[Exercise instructions] Report all lines holding "standalone".

A block of data
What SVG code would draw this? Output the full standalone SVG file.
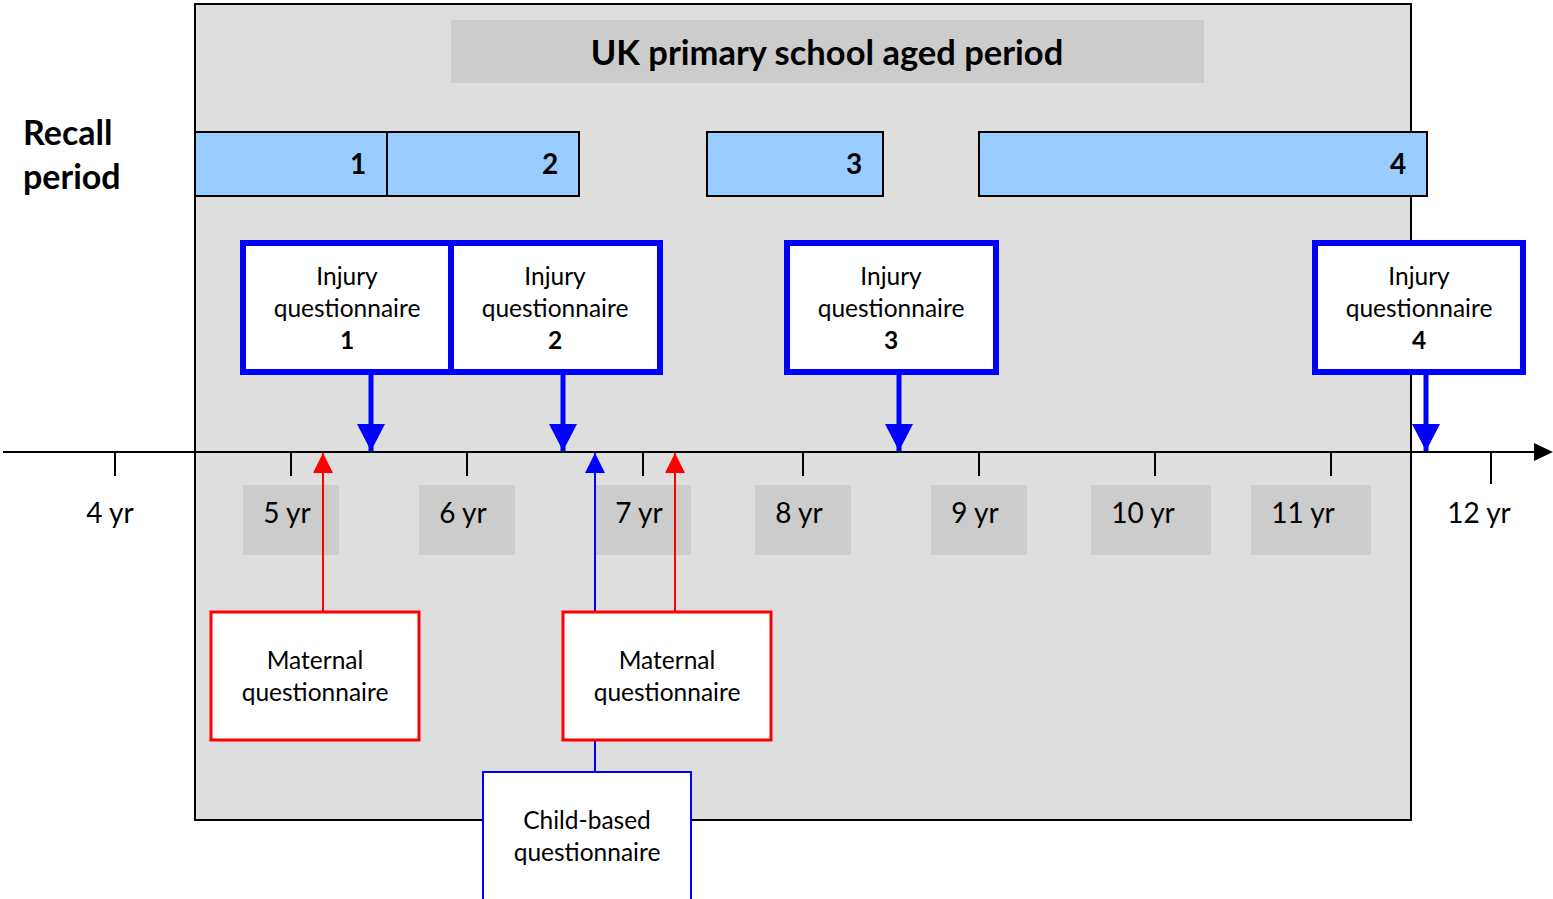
<svg xmlns="http://www.w3.org/2000/svg" width="1553" height="899" viewBox="0 0 1553 899">
<style>
text{font-family:Lato,"Open Sans","Liberation Sans",sans-serif;fill:#000}
.b{font-weight:bold}
.bar{fill:#99ccff;stroke:#000;stroke-width:2}
.inj{fill:#fff;stroke:#0000ff;stroke-width:6}
.mat{fill:#fff;stroke:#ff0000;stroke-width:3}
.yb{fill:#cccccc}
.yr{font-size:28px;text-anchor:middle}
.q{font-size:24.5px;text-anchor:middle}
.tick{stroke:#000;stroke-width:2}
</style>
<defs>
<marker id="ab" markerUnits="userSpaceOnUse" markerWidth="30" markerHeight="28" refX="14" refY="27" orient="0" viewBox="0 0 30 28"><path d="M0,0 L28,0 L14,27 Z" fill="#0000ff"/></marker>
<marker id="ar" markerUnits="userSpaceOnUse" markerWidth="22" markerHeight="22" refX="10" refY="0" orient="0" viewBox="0 0 22 22"><path d="M10,0 L20,20 L0,20 Z" fill="#ff0000"/></marker>
<marker id="abu" markerUnits="userSpaceOnUse" markerWidth="22" markerHeight="22" refX="10" refY="0" orient="0" viewBox="0 0 22 22"><path d="M10,0 L20,20 L0,20 Z" fill="#0000ff"/></marker>
</defs>
<rect x="195" y="4" width="1216" height="816" fill="#dedede" stroke="#000" stroke-width="2"/>
<g id="title">
<rect x="451" y="20" width="753" height="63" fill="#cccccc"/>
<text x="827" y="65" class="b" font-size="34.5" text-anchor="middle">UK primary school aged period</text>
</g>
<g id="recall-label">
<text x="23" y="145" class="b" font-size="34">Recall</text>
<text x="23" y="189" class="b" font-size="34">period</text>
</g>
<g id="recall-1"><rect class="bar" x="195" y="132" width="192" height="64"/><text x="358" y="174" class="b" font-size="28" text-anchor="middle">1</text></g>
<g id="recall-2"><rect class="bar" x="387" y="132" width="192" height="64"/><text x="550" y="174" class="b" font-size="28" text-anchor="middle">2</text></g>
<g id="recall-3"><rect class="bar" x="707" y="132" width="176" height="64"/><text x="854" y="174" class="b" font-size="28" text-anchor="middle">3</text></g>
<g id="recall-4"><rect class="bar" x="979" y="132" width="448" height="64"/><text x="1398" y="174" class="b" font-size="28" text-anchor="middle">4</text></g>
<g id="axis">
<line x1="3" y1="452" x2="1536" y2="452" stroke="#000" stroke-width="2"/>
<path d="M1534,443 L1553,452 L1534,461 Z" fill="#000"/>
<line class="tick" x1="115" y1="452" x2="115" y2="476"/>
<line class="tick" x1="291" y1="452" x2="291" y2="476"/>
<line class="tick" x1="467" y1="452" x2="467" y2="476"/>
<line class="tick" x1="643" y1="452" x2="643" y2="476"/>
<line class="tick" x1="803" y1="452" x2="803" y2="476"/>
<line class="tick" x1="979" y1="452" x2="979" y2="476"/>
<line class="tick" x1="1155" y1="452" x2="1155" y2="476"/>
<line class="tick" x1="1331" y1="452" x2="1331" y2="476"/>
<line class="tick" x1="1491" y1="452" x2="1491" y2="484"/>
</g>
<g id="years">
<text x="110" y="523" class="yr">4 yr</text>
<rect class="yb" x="243" y="485" width="96" height="70"/><text x="287" y="523" class="yr">5 yr</text>
<rect class="yb" x="419" y="485" width="96" height="70"/><text x="463" y="523" class="yr">6 yr</text>
<rect class="yb" x="595" y="485" width="96" height="70"/><text x="639" y="523" class="yr">7 yr</text>
<rect class="yb" x="755" y="485" width="96" height="70"/><text x="799" y="523" class="yr">8 yr</text>
<rect class="yb" x="931" y="485" width="96" height="70"/><text x="975" y="523" class="yr">9 yr</text>
<rect class="yb" x="1091" y="485" width="120" height="70"/><text x="1143" y="523" class="yr">10 yr</text>
<rect class="yb" x="1251" y="485" width="120" height="70"/><text x="1303" y="523" class="yr">11 yr</text>
<text x="1479" y="523" class="yr">12 yr</text>
</g>
<g id="connectors">
<line x1="371" y1="372" x2="371" y2="451" stroke="#0000ff" stroke-width="5" marker-end="url(#ab)"/>
<line x1="563" y1="372" x2="563" y2="451" stroke="#0000ff" stroke-width="5" marker-end="url(#ab)"/>
<line x1="899" y1="372" x2="899" y2="451" stroke="#0000ff" stroke-width="5" marker-end="url(#ab)"/>
<line x1="1426" y1="372" x2="1426" y2="451" stroke="#0000ff" stroke-width="5" marker-end="url(#ab)"/>
<line x1="323" y1="612" x2="323" y2="453" stroke="#ff0000" stroke-width="2" marker-end="url(#ar)"/>
<line x1="675" y1="612" x2="675" y2="453" stroke="#ff0000" stroke-width="2" marker-end="url(#ar)"/>
<line x1="595" y1="612" x2="595" y2="453" stroke="#0000ff" stroke-width="2" marker-end="url(#abu)"/>
<line x1="595" y1="740" x2="595" y2="772" stroke="#0000ff" stroke-width="2"/>
</g>
<g id="injury-1"><rect class="inj" x="243" y="243" width="208" height="129"/>
<text x="347" y="285" class="q">Injury</text><text x="347" y="317" class="q">questionnaire</text><text x="347" y="349" class="q b">1</text></g>
<g id="injury-2"><rect class="inj" x="451" y="243" width="209" height="129"/>
<text x="555" y="285" class="q">Injury</text><text x="555" y="317" class="q">questionnaire</text><text x="555" y="349" class="q b">2</text></g>
<g id="injury-3"><rect class="inj" x="787" y="243" width="209" height="129"/>
<text x="891" y="285" class="q">Injury</text><text x="891" y="317" class="q">questionnaire</text><text x="891" y="349" class="q b">3</text></g>
<g id="injury-4"><rect class="inj" x="1315" y="243" width="208" height="129"/>
<text x="1419" y="285" class="q">Injury</text><text x="1419" y="317" class="q">questionnaire</text><text x="1419" y="349" class="q b">4</text></g>
<g id="maternal-1"><rect class="mat" x="211" y="612" width="208" height="128"/>
<text x="315" y="669" class="q">Maternal</text><text x="315" y="701" class="q">questionnaire</text></g>
<g id="maternal-2"><rect class="mat" x="563" y="612" width="208" height="128"/>
<text x="667" y="669" class="q">Maternal</text><text x="667" y="701" class="q">questionnaire</text></g>
<g id="child-based"><rect x="483" y="772" width="208" height="140" fill="#fff" stroke="#0000ff" stroke-width="2"/>
<text x="587" y="829" class="q">Child-based</text><text x="587" y="861" class="q">questionnaire</text></g>
</svg>
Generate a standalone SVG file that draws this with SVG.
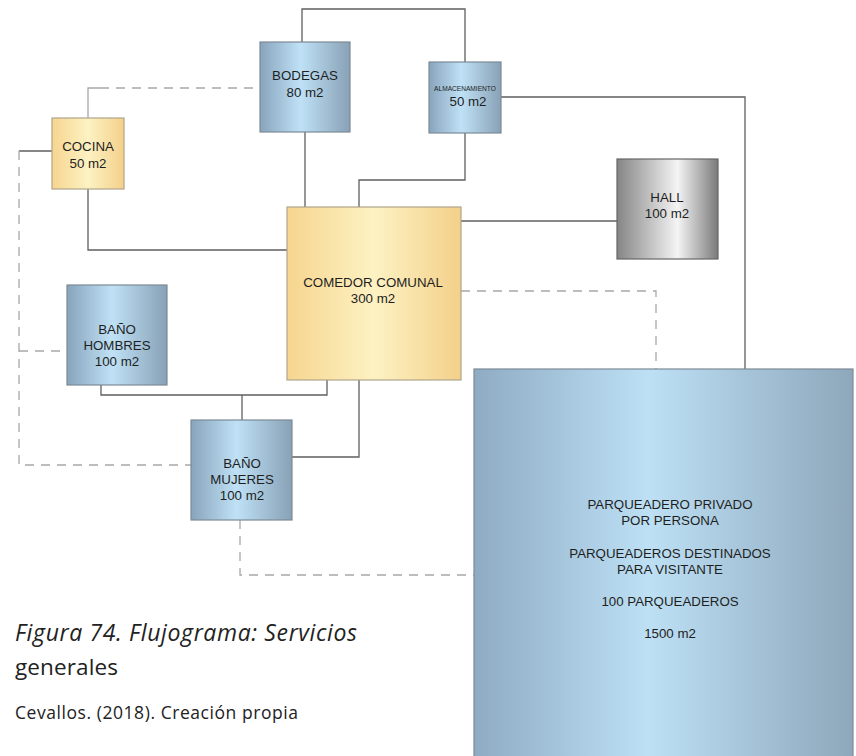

[Answer to this exercise]
What SVG code would draw this? Output the full standalone SVG file.
Generate a standalone SVG file that draws this with SVG.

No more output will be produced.